WRITTEN PROBLEM >> Skip the pictures and repeat each line of the data exactly.
Start of INFORMATION PROVIDED
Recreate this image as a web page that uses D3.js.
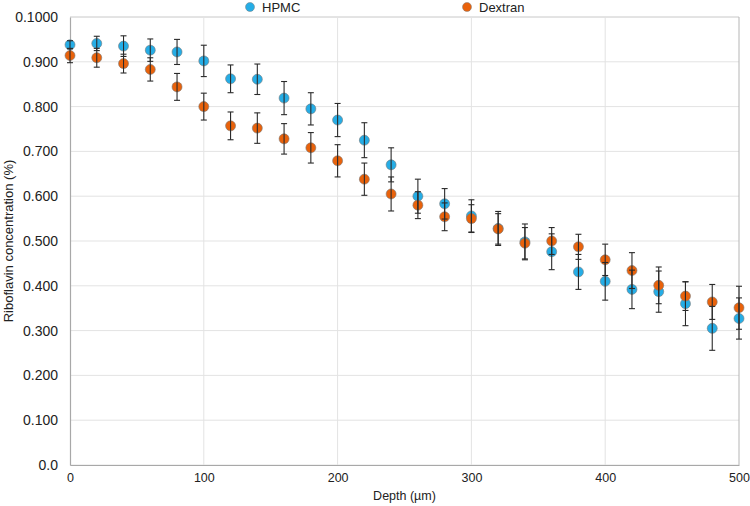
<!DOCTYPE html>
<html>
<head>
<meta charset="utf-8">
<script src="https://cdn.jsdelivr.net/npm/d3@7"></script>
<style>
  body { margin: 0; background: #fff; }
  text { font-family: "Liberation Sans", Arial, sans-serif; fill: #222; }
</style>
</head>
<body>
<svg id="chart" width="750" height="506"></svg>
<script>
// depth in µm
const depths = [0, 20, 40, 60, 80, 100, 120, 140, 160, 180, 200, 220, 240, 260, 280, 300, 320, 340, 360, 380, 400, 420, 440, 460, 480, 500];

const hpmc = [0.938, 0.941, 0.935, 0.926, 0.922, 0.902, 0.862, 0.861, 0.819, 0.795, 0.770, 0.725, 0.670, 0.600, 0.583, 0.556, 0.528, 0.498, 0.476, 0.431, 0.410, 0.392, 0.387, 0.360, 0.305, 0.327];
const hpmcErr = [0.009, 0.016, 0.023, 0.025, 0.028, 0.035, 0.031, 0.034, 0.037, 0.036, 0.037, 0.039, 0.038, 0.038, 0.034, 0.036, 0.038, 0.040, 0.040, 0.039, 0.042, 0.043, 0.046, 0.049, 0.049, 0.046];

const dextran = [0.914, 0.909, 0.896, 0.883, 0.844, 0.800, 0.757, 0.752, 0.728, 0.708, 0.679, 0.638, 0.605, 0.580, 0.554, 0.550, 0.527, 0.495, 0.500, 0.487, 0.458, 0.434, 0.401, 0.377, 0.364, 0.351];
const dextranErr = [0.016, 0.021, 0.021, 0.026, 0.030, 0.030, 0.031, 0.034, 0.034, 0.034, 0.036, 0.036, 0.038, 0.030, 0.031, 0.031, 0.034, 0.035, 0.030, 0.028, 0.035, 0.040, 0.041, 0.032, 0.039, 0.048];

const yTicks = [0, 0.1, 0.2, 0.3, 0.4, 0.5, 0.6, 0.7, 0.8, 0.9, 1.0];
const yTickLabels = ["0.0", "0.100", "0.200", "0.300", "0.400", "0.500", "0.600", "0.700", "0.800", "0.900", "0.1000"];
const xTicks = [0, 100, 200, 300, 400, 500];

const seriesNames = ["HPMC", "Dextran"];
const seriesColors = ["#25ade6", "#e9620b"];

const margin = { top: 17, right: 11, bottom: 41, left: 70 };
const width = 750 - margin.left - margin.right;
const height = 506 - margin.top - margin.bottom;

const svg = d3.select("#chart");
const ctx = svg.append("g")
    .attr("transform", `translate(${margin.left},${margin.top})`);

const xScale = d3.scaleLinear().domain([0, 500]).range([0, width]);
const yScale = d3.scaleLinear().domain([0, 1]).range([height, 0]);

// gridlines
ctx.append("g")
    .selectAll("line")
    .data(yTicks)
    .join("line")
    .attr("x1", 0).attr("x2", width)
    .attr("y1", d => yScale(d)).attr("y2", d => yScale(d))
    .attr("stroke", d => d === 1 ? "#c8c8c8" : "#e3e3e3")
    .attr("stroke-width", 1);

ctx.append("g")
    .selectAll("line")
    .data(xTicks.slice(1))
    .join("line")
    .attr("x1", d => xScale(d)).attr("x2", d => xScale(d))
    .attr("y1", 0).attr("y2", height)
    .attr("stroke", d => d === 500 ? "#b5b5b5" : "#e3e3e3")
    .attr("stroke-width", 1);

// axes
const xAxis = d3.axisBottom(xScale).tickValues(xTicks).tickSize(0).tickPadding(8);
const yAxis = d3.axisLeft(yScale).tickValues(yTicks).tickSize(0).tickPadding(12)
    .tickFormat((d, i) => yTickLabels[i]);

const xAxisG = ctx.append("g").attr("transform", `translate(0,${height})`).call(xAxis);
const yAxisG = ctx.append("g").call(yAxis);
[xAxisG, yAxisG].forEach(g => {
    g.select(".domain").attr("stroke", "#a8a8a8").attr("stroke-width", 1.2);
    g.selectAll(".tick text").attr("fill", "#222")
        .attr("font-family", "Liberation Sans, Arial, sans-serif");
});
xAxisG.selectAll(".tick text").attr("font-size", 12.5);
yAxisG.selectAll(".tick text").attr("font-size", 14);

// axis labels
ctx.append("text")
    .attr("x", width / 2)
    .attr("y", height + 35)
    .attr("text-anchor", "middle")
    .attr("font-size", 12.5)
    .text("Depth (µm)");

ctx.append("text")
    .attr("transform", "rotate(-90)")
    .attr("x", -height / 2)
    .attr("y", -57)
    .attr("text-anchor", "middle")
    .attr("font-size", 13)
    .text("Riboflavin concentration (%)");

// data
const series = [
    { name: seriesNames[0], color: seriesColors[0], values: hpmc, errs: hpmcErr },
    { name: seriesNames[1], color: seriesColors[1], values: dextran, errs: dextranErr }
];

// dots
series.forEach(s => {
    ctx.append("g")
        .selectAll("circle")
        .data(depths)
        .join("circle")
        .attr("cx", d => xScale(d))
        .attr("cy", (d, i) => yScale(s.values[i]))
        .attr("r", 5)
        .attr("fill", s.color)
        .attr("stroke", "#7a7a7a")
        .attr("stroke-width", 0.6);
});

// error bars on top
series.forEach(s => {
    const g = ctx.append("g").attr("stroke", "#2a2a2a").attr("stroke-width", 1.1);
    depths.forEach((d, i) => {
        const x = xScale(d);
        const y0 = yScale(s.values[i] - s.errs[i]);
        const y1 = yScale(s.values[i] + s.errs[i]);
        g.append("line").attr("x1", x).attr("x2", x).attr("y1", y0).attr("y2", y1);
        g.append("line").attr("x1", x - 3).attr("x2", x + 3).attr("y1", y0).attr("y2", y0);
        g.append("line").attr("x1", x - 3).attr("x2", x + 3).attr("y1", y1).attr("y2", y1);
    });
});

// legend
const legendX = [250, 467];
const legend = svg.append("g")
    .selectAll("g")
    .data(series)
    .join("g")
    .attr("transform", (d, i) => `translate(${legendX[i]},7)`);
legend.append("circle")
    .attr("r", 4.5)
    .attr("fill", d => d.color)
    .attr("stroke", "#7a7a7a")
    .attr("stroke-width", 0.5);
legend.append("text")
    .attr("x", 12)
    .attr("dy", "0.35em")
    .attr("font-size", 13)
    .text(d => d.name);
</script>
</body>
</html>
End of INFORMATION PROVIDED
WORKED ANSWER >>
Recreate this image as a web page that uses D3.js.
<!DOCTYPE html>
<html>
<head>
<meta charset="utf-8">
<script src="https://cdn.jsdelivr.net/npm/d3@7"></script>
<style>
  body { margin: 0; background: #fff; }
  text { font-family: "Liberation Sans", Arial, sans-serif; fill: #222; }
</style>
</head>
<body>
<svg id="chart" width="750" height="506"></svg>
<script>
// depth in µm
const depths = [0, 20, 40, 60, 80, 100, 120, 140, 160, 180, 200, 220, 240, 260, 280, 300, 320, 340, 360, 380, 400, 420, 440, 460, 480, 500];

const hpmc = [0.938, 0.941, 0.935, 0.926, 0.922, 0.902, 0.862, 0.861, 0.819, 0.795, 0.770, 0.725, 0.670, 0.600, 0.583, 0.556, 0.528, 0.498, 0.476, 0.431, 0.410, 0.392, 0.387, 0.360, 0.305, 0.327];
const hpmcErr = [0.009, 0.016, 0.023, 0.025, 0.028, 0.035, 0.031, 0.034, 0.037, 0.036, 0.037, 0.039, 0.038, 0.038, 0.034, 0.036, 0.038, 0.040, 0.040, 0.039, 0.042, 0.043, 0.046, 0.049, 0.049, 0.046];

const dextran = [0.914, 0.909, 0.896, 0.883, 0.844, 0.800, 0.757, 0.752, 0.728, 0.708, 0.679, 0.638, 0.605, 0.580, 0.554, 0.550, 0.527, 0.495, 0.500, 0.487, 0.458, 0.434, 0.401, 0.377, 0.364, 0.351];
const dextranErr = [0.016, 0.021, 0.021, 0.026, 0.030, 0.030, 0.031, 0.034, 0.034, 0.034, 0.036, 0.036, 0.038, 0.030, 0.031, 0.031, 0.034, 0.035, 0.030, 0.028, 0.035, 0.040, 0.041, 0.032, 0.039, 0.048];

const yTicks = [0, 0.1, 0.2, 0.3, 0.4, 0.5, 0.6, 0.7, 0.8, 0.9, 1.0];
const yTickLabels = ["0.0", "0.100", "0.200", "0.300", "0.400", "0.500", "0.600", "0.700", "0.800", "0.900", "0.1000"];
const xTicks = [0, 100, 200, 300, 400, 500];

const seriesNames = ["HPMC", "Dextran"];
const seriesColors = ["#25ade6", "#e9620b"];

const margin = { top: 17, right: 11, bottom: 41, left: 70 };
const width = 750 - margin.left - margin.right;
const height = 506 - margin.top - margin.bottom;

const svg = d3.select("#chart");
const ctx = svg.append("g")
    .attr("transform", `translate(${margin.left},${margin.top})`);

const xScale = d3.scaleLinear().domain([0, 500]).range([0, width]);
const yScale = d3.scaleLinear().domain([0, 1]).range([height, 0]);

// gridlines
ctx.append("g")
    .selectAll("line")
    .data(yTicks)
    .join("line")
    .attr("x1", 0).attr("x2", width)
    .attr("y1", d => yScale(d)).attr("y2", d => yScale(d))
    .attr("stroke", d => d === 1 ? "#c8c8c8" : "#e3e3e3")
    .attr("stroke-width", 1);

ctx.append("g")
    .selectAll("line")
    .data(xTicks.slice(1))
    .join("line")
    .attr("x1", d => xScale(d)).attr("x2", d => xScale(d))
    .attr("y1", 0).attr("y2", height)
    .attr("stroke", d => d === 500 ? "#b5b5b5" : "#e3e3e3")
    .attr("stroke-width", 1);

// axes
const xAxis = d3.axisBottom(xScale).tickValues(xTicks).tickSize(0).tickPadding(8);
const yAxis = d3.axisLeft(yScale).tickValues(yTicks).tickSize(0).tickPadding(12)
    .tickFormat((d, i) => yTickLabels[i]);

const xAxisG = ctx.append("g").attr("transform", `translate(0,${height})`).call(xAxis);
const yAxisG = ctx.append("g").call(yAxis);
[xAxisG, yAxisG].forEach(g => {
    g.select(".domain").attr("stroke", "#a8a8a8").attr("stroke-width", 1.2);
    g.selectAll(".tick text").attr("fill", "#222")
        .attr("font-family", "Liberation Sans, Arial, sans-serif");
});
xAxisG.selectAll(".tick text").attr("font-size", 12.5);
yAxisG.selectAll(".tick text").attr("font-size", 14);

// axis labels
ctx.append("text")
    .attr("x", width / 2)
    .attr("y", height + 35)
    .attr("text-anchor", "middle")
    .attr("font-size", 12.5)
    .text("Depth (µm)");

ctx.append("text")
    .attr("transform", "rotate(-90)")
    .attr("x", -height / 2)
    .attr("y", -57)
    .attr("text-anchor", "middle")
    .attr("font-size", 13)
    .text("Riboflavin concentration (%)");

// data
const series = [
    { name: seriesNames[0], color: seriesColors[0], values: hpmc, errs: hpmcErr },
    { name: seriesNames[1], color: seriesColors[1], values: dextran, errs: dextranErr }
];

// dots
series.forEach(s => {
    ctx.append("g")
        .selectAll("circle")
        .data(depths)
        .join("circle")
        .attr("cx", d => xScale(d))
        .attr("cy", (d, i) => yScale(s.values[i]))
        .attr("r", 5)
        .attr("fill", s.color)
        .attr("stroke", "#7a7a7a")
        .attr("stroke-width", 0.6);
});

// error bars on top
series.forEach(s => {
    const g = ctx.append("g").attr("stroke", "#2a2a2a").attr("stroke-width", 1.1);
    depths.forEach((d, i) => {
        const x = xScale(d);
        const y0 = yScale(s.values[i] - s.errs[i]);
        const y1 = yScale(s.values[i] + s.errs[i]);
        g.append("line").attr("x1", x).attr("x2", x).attr("y1", y0).attr("y2", y1);
        g.append("line").attr("x1", x - 3).attr("x2", x + 3).attr("y1", y0).attr("y2", y0);
        g.append("line").attr("x1", x - 3).attr("x2", x + 3).attr("y1", y1).attr("y2", y1);
    });
});

// legend
const legendX = [250, 467];
const legend = svg.append("g")
    .selectAll("g")
    .data(series)
    .join("g")
    .attr("transform", (d, i) => `translate(${legendX[i]},7)`);
legend.append("circle")
    .attr("r", 4.5)
    .attr("fill", d => d.color)
    .attr("stroke", "#7a7a7a")
    .attr("stroke-width", 0.5);
legend.append("text")
    .attr("x", 12)
    .attr("dy", "0.35em")
    .attr("font-size", 13)
    .text(d => d.name);
</script>
</body>
</html>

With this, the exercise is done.